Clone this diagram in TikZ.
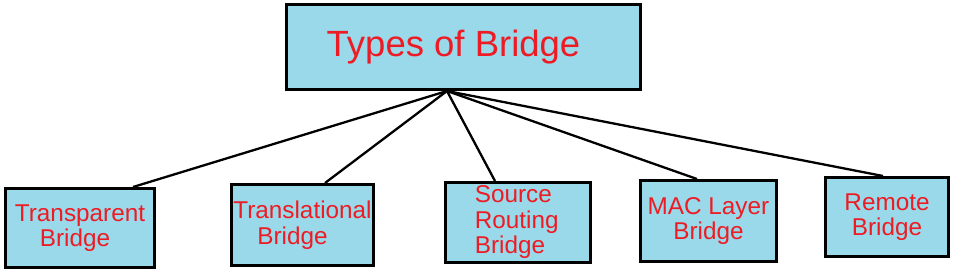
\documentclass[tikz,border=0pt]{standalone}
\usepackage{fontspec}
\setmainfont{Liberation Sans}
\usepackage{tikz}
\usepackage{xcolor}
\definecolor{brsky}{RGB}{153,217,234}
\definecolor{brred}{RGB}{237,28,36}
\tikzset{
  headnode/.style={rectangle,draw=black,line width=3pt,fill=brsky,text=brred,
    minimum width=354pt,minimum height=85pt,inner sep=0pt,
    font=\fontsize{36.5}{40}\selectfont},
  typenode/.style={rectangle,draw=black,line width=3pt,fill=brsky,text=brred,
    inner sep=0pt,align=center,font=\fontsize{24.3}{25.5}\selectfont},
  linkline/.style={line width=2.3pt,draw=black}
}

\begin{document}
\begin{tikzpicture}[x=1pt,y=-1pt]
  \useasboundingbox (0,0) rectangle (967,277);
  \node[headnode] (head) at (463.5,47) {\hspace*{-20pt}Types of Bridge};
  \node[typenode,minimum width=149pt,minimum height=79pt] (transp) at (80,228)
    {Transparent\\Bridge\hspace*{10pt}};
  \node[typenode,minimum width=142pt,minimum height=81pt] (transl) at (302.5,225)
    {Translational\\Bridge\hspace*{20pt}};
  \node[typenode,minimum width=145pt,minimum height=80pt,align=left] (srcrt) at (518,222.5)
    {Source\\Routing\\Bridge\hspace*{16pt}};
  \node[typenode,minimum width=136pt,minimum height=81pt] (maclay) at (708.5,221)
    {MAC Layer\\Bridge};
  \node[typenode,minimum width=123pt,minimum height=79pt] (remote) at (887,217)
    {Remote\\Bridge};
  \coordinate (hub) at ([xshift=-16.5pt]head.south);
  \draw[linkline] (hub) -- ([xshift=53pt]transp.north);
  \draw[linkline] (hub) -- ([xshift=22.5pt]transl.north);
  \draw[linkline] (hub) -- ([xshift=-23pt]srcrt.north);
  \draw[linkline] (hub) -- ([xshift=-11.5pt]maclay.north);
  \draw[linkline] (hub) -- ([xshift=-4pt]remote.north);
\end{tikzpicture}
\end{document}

= = = =

Restate the listing above word for word, and skip the pictures.

Result of this exercise:
Clone this diagram in TikZ.
\documentclass[tikz,border=0pt]{standalone}
\usepackage{fontspec}
\setmainfont{Liberation Sans}
\usepackage{tikz}
\usepackage{xcolor}
\definecolor{brsky}{RGB}{153,217,234}
\definecolor{brred}{RGB}{237,28,36}
\tikzset{
  headnode/.style={rectangle,draw=black,line width=3pt,fill=brsky,text=brred,
    minimum width=354pt,minimum height=85pt,inner sep=0pt,
    font=\fontsize{36.5}{40}\selectfont},
  typenode/.style={rectangle,draw=black,line width=3pt,fill=brsky,text=brred,
    inner sep=0pt,align=center,font=\fontsize{24.3}{25.5}\selectfont},
  linkline/.style={line width=2.3pt,draw=black}
}

\begin{document}
\begin{tikzpicture}[x=1pt,y=-1pt]
  \useasboundingbox (0,0) rectangle (967,277);
  \node[headnode] (head) at (463.5,47) {\hspace*{-20pt}Types of Bridge};
  \node[typenode,minimum width=149pt,minimum height=79pt] (transp) at (80,228)
    {Transparent\\Bridge\hspace*{10pt}};
  \node[typenode,minimum width=142pt,minimum height=81pt] (transl) at (302.5,225)
    {Translational\\Bridge\hspace*{20pt}};
  \node[typenode,minimum width=145pt,minimum height=80pt,align=left] (srcrt) at (518,222.5)
    {Source\\Routing\\Bridge\hspace*{16pt}};
  \node[typenode,minimum width=136pt,minimum height=81pt] (maclay) at (708.5,221)
    {MAC Layer\\Bridge};
  \node[typenode,minimum width=123pt,minimum height=79pt] (remote) at (887,217)
    {Remote\\Bridge};
  \coordinate (hub) at ([xshift=-16.5pt]head.south);
  \draw[linkline] (hub) -- ([xshift=53pt]transp.north);
  \draw[linkline] (hub) -- ([xshift=22.5pt]transl.north);
  \draw[linkline] (hub) -- ([xshift=-23pt]srcrt.north);
  \draw[linkline] (hub) -- ([xshift=-11.5pt]maclay.north);
  \draw[linkline] (hub) -- ([xshift=-4pt]remote.north);
\end{tikzpicture}
\end{document}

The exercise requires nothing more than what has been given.